__Dataset content__.
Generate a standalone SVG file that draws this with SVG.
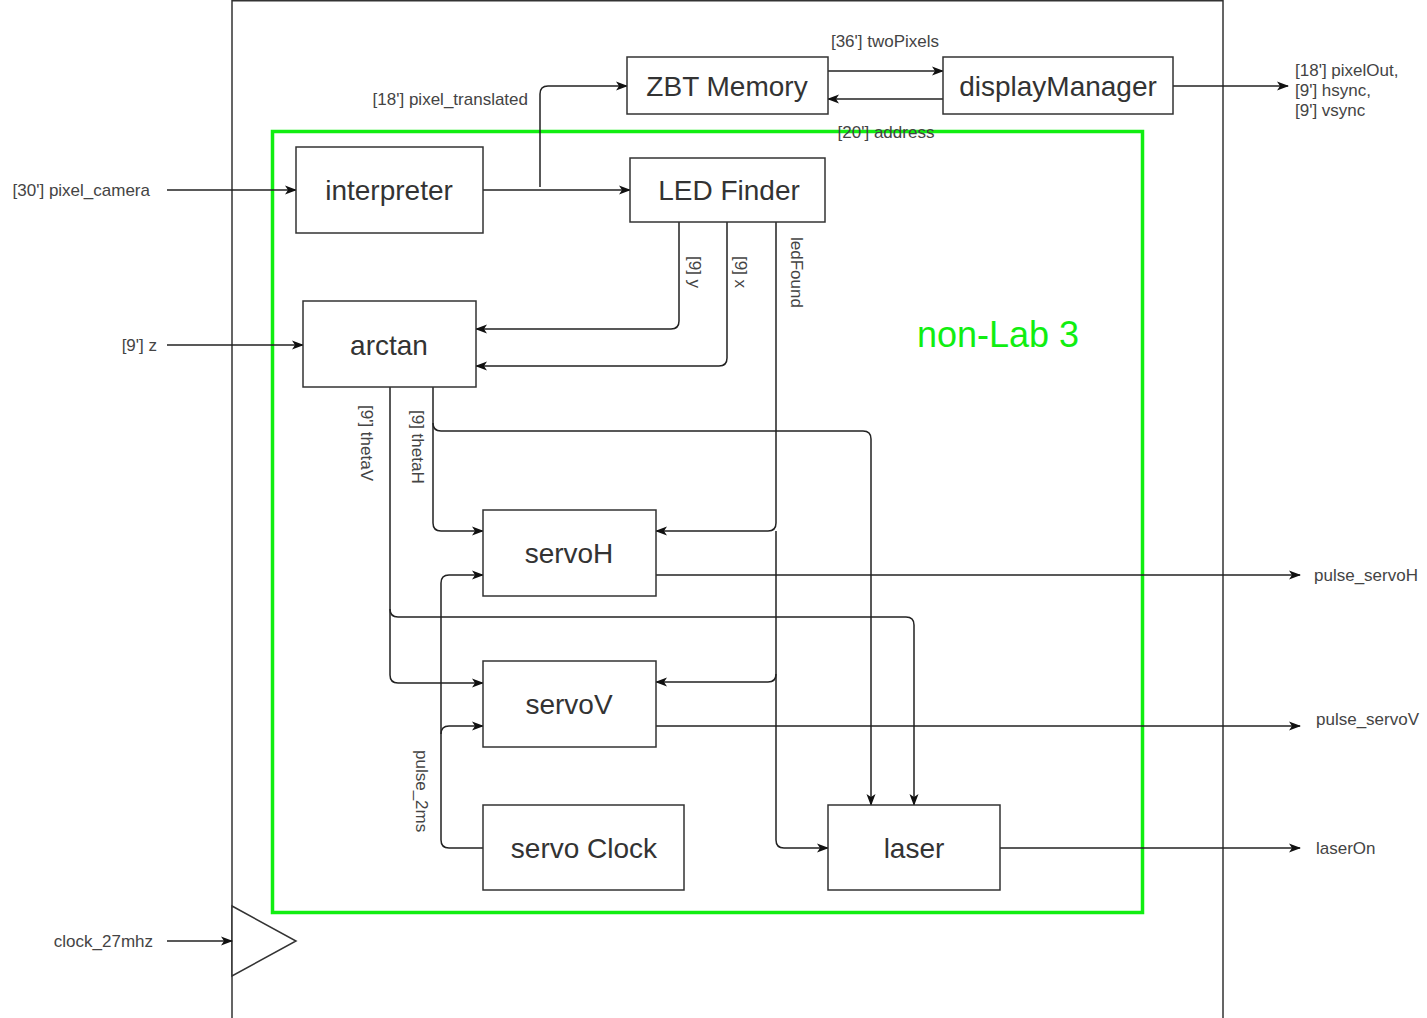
<svg xmlns="http://www.w3.org/2000/svg" width="1427" height="1018" viewBox="0 0 1427 1018">
<defs>
<marker id="arr" markerWidth="12" markerHeight="12" refX="11" refY="6" orient="auto" markerUnits="userSpaceOnUse">
<path d="M0,1.5 L12,6 L0,10.5 L3,6 z" fill="#111"/>
</marker>
<style>
.node{fill:#fff;stroke:#333;stroke-width:1.5}
.nt{font-family:"Liberation Sans",Arial,sans-serif;font-size:28px;fill:#333;text-anchor:middle;dominant-baseline:central}
.lb{font-family:"Liberation Sans",Arial,sans-serif;font-size:17px;fill:#444}
.c{fill:none;stroke:#222;stroke-width:1.5}
.ca{fill:none;stroke:#222;stroke-width:1.5;marker-end:url(#arr)}
</style>
</defs>
<rect width="1427" height="1018" fill="#fff"/>
<g id="outer">
<rect x="232" y="0.75" width="991" height="1030" fill="none" stroke="#333" stroke-width="1.5"/>
<polygon points="232,906 296,941 232,976" fill="#fff" stroke="#333" stroke-width="1.5"/>
</g>
<g id="nonlab3">
<rect x="272.5" y="131.5" width="870" height="781" fill="none" stroke="#11ee11" stroke-width="3.5"/>
<text x="998" y="334" font-family="Liberation Sans,Arial,sans-serif" font-size="36" fill="#11ee11" text-anchor="middle" dominant-baseline="central">non-Lab 3</text>
</g>
<g id="connectors">
<path class="ca" d="M167,190 H296"/>
<path class="ca" d="M167,345 H303"/>
<path class="ca" d="M167,941 H232"/>
<path class="ca" d="M483,190 H630"/>
<path class="ca" d="M540,187 V94 Q540,86 548,86 H627"/>
<path class="ca" d="M828,71 H943"/>
<path class="ca" d="M943,99 H828"/>
<path class="ca" d="M1173,86 H1288"/>
<path class="ca" d="M679,222 V321 Q679,329 671,329 H476"/>
<path class="ca" d="M727,222 V358 Q727,366 719,366 H476"/>
<path class="ca" d="M776,222 V523 Q776,531 768,531 H656"/>
<path class="ca" d="M776,674 Q776,682 768,682 H656"/>
<path class="ca" d="M776,531 V840 Q776,848 784,848 H828"/>
<path class="ca" d="M433,387 V523 Q433,531 441,531 H483"/>
<path class="ca" d="M433,423 Q433,431 441,431 H863 Q871,431 871,439 V805"/>
<path class="ca" d="M390,387 V675 Q390,683 398,683 H483"/>
<path class="ca" d="M390,609 Q390,617 398,617 H906 Q914,617 914,625 V805"/>
<path class="ca" d="M483,848 H449 Q441,848 441,840 V583 Q441,575 449,575 H483"/>
<path class="ca" d="M441,734 Q441,726 449,726 H483"/>
<path class="ca" d="M656,575 H1300"/>
<path class="ca" d="M656,726 H1300"/>
<path class="ca" d="M1000,848 H1300"/>
</g>
<g id="labels">
<text class="lb" x="150" y="196" text-anchor="end">[30'] pixel_camera</text>
<text class="lb" x="157" y="351" text-anchor="end">[9'] z</text>
<text class="lb" x="153" y="947" text-anchor="end">clock_27mhz</text>
<text class="lb" x="528" y="105" text-anchor="end">[18'] pixel_translated</text>
<text class="lb" x="885" y="47" text-anchor="middle">[36'] twoPixels</text>
<text class="lb" x="886" y="138" text-anchor="middle">[20'] address</text>
<text class="lb" x="1295" y="76">[18'] pixelOut,</text>
<text class="lb" x="1295" y="96">[9'] hsync,</text>
<text class="lb" x="1295" y="116">[9'] vsync</text>
<text class="lb" x="1314" y="581">pulse_servoH</text>
<text class="lb" x="1316" y="725">pulse_servoV</text>
<text class="lb" x="1316" y="854">laserOn</text>
<text class="lb" transform="translate(689,256) rotate(90)">[9] y</text>
<text class="lb" transform="translate(735,256) rotate(90)">[9] x</text>
<text class="lb" transform="translate(791,237) rotate(90)">ledFound</text>
<text class="lb" transform="translate(361,405) rotate(90)">[9'] thetaV</text>
<text class="lb" transform="translate(412,410) rotate(90)">[9] thetaH</text>
<text class="lb" transform="translate(416,750) rotate(90)">pulse_2ms</text>
</g>
<g id="zbt"><rect class="node" x="627" y="57" width="201" height="57"/><text class="nt" x="727" y="86">ZBT Memory</text></g>
<g id="display"><rect class="node" x="943" y="57" width="230" height="57"/><text class="nt" x="1058" y="86">displayManager</text></g>
<g id="interpreter"><rect class="node" x="296" y="147" width="187" height="86"/><text class="nt" x="389" y="190">interpreter</text></g>
<g id="ledfinder"><rect class="node" x="630" y="158" width="195" height="64"/><text class="nt" x="729" y="190">LED Finder</text></g>
<g id="arctan"><rect class="node" x="303" y="301" width="173" height="86"/><text class="nt" x="389" y="345">arctan</text></g>
<g id="servoH"><rect class="node" x="483" y="510" width="173" height="86"/><text class="nt" x="569" y="553">servoH</text></g>
<g id="servoV"><rect class="node" x="483" y="661" width="173" height="86"/><text class="nt" x="569" y="704">servoV</text></g>
<g id="servoclock"><rect class="node" x="483" y="805" width="201" height="85"/><text class="nt" x="584" y="848">servo Clock</text></g>
<g id="laser"><rect class="node" x="828" y="805" width="172" height="85"/><text class="nt" x="914" y="848">laser</text></g>
</svg>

__Written task__.
Skipping the pictures, transcribe each line above exactly as it appears.

__Result below__.
Generate a standalone SVG file that draws this with SVG.
<svg xmlns="http://www.w3.org/2000/svg" width="1427" height="1018" viewBox="0 0 1427 1018">
<defs>
<marker id="arr" markerWidth="12" markerHeight="12" refX="11" refY="6" orient="auto" markerUnits="userSpaceOnUse">
<path d="M0,1.5 L12,6 L0,10.5 L3,6 z" fill="#111"/>
</marker>
<style>
.node{fill:#fff;stroke:#333;stroke-width:1.5}
.nt{font-family:"Liberation Sans",Arial,sans-serif;font-size:28px;fill:#333;text-anchor:middle;dominant-baseline:central}
.lb{font-family:"Liberation Sans",Arial,sans-serif;font-size:17px;fill:#444}
.c{fill:none;stroke:#222;stroke-width:1.5}
.ca{fill:none;stroke:#222;stroke-width:1.5;marker-end:url(#arr)}
</style>
</defs>
<rect width="1427" height="1018" fill="#fff"/>
<g id="outer">
<rect x="232" y="0.75" width="991" height="1030" fill="none" stroke="#333" stroke-width="1.5"/>
<polygon points="232,906 296,941 232,976" fill="#fff" stroke="#333" stroke-width="1.5"/>
</g>
<g id="nonlab3">
<rect x="272.5" y="131.5" width="870" height="781" fill="none" stroke="#11ee11" stroke-width="3.5"/>
<text x="998" y="334" font-family="Liberation Sans,Arial,sans-serif" font-size="36" fill="#11ee11" text-anchor="middle" dominant-baseline="central">non-Lab 3</text>
</g>
<g id="connectors">
<path class="ca" d="M167,190 H296"/>
<path class="ca" d="M167,345 H303"/>
<path class="ca" d="M167,941 H232"/>
<path class="ca" d="M483,190 H630"/>
<path class="ca" d="M540,187 V94 Q540,86 548,86 H627"/>
<path class="ca" d="M828,71 H943"/>
<path class="ca" d="M943,99 H828"/>
<path class="ca" d="M1173,86 H1288"/>
<path class="ca" d="M679,222 V321 Q679,329 671,329 H476"/>
<path class="ca" d="M727,222 V358 Q727,366 719,366 H476"/>
<path class="ca" d="M776,222 V523 Q776,531 768,531 H656"/>
<path class="ca" d="M776,674 Q776,682 768,682 H656"/>
<path class="ca" d="M776,531 V840 Q776,848 784,848 H828"/>
<path class="ca" d="M433,387 V523 Q433,531 441,531 H483"/>
<path class="ca" d="M433,423 Q433,431 441,431 H863 Q871,431 871,439 V805"/>
<path class="ca" d="M390,387 V675 Q390,683 398,683 H483"/>
<path class="ca" d="M390,609 Q390,617 398,617 H906 Q914,617 914,625 V805"/>
<path class="ca" d="M483,848 H449 Q441,848 441,840 V583 Q441,575 449,575 H483"/>
<path class="ca" d="M441,734 Q441,726 449,726 H483"/>
<path class="ca" d="M656,575 H1300"/>
<path class="ca" d="M656,726 H1300"/>
<path class="ca" d="M1000,848 H1300"/>
</g>
<g id="labels">
<text class="lb" x="150" y="196" text-anchor="end">[30'] pixel_camera</text>
<text class="lb" x="157" y="351" text-anchor="end">[9'] z</text>
<text class="lb" x="153" y="947" text-anchor="end">clock_27mhz</text>
<text class="lb" x="528" y="105" text-anchor="end">[18'] pixel_translated</text>
<text class="lb" x="885" y="47" text-anchor="middle">[36'] twoPixels</text>
<text class="lb" x="886" y="138" text-anchor="middle">[20'] address</text>
<text class="lb" x="1295" y="76">[18'] pixelOut,</text>
<text class="lb" x="1295" y="96">[9'] hsync,</text>
<text class="lb" x="1295" y="116">[9'] vsync</text>
<text class="lb" x="1314" y="581">pulse_servoH</text>
<text class="lb" x="1316" y="725">pulse_servoV</text>
<text class="lb" x="1316" y="854">laserOn</text>
<text class="lb" transform="translate(689,256) rotate(90)">[9] y</text>
<text class="lb" transform="translate(735,256) rotate(90)">[9] x</text>
<text class="lb" transform="translate(791,237) rotate(90)">ledFound</text>
<text class="lb" transform="translate(361,405) rotate(90)">[9'] thetaV</text>
<text class="lb" transform="translate(412,410) rotate(90)">[9] thetaH</text>
<text class="lb" transform="translate(416,750) rotate(90)">pulse_2ms</text>
</g>
<g id="zbt"><rect class="node" x="627" y="57" width="201" height="57"/><text class="nt" x="727" y="86">ZBT Memory</text></g>
<g id="display"><rect class="node" x="943" y="57" width="230" height="57"/><text class="nt" x="1058" y="86">displayManager</text></g>
<g id="interpreter"><rect class="node" x="296" y="147" width="187" height="86"/><text class="nt" x="389" y="190">interpreter</text></g>
<g id="ledfinder"><rect class="node" x="630" y="158" width="195" height="64"/><text class="nt" x="729" y="190">LED Finder</text></g>
<g id="arctan"><rect class="node" x="303" y="301" width="173" height="86"/><text class="nt" x="389" y="345">arctan</text></g>
<g id="servoH"><rect class="node" x="483" y="510" width="173" height="86"/><text class="nt" x="569" y="553">servoH</text></g>
<g id="servoV"><rect class="node" x="483" y="661" width="173" height="86"/><text class="nt" x="569" y="704">servoV</text></g>
<g id="servoclock"><rect class="node" x="483" y="805" width="201" height="85"/><text class="nt" x="584" y="848">servo Clock</text></g>
<g id="laser"><rect class="node" x="828" y="805" width="172" height="85"/><text class="nt" x="914" y="848">laser</text></g>
</svg>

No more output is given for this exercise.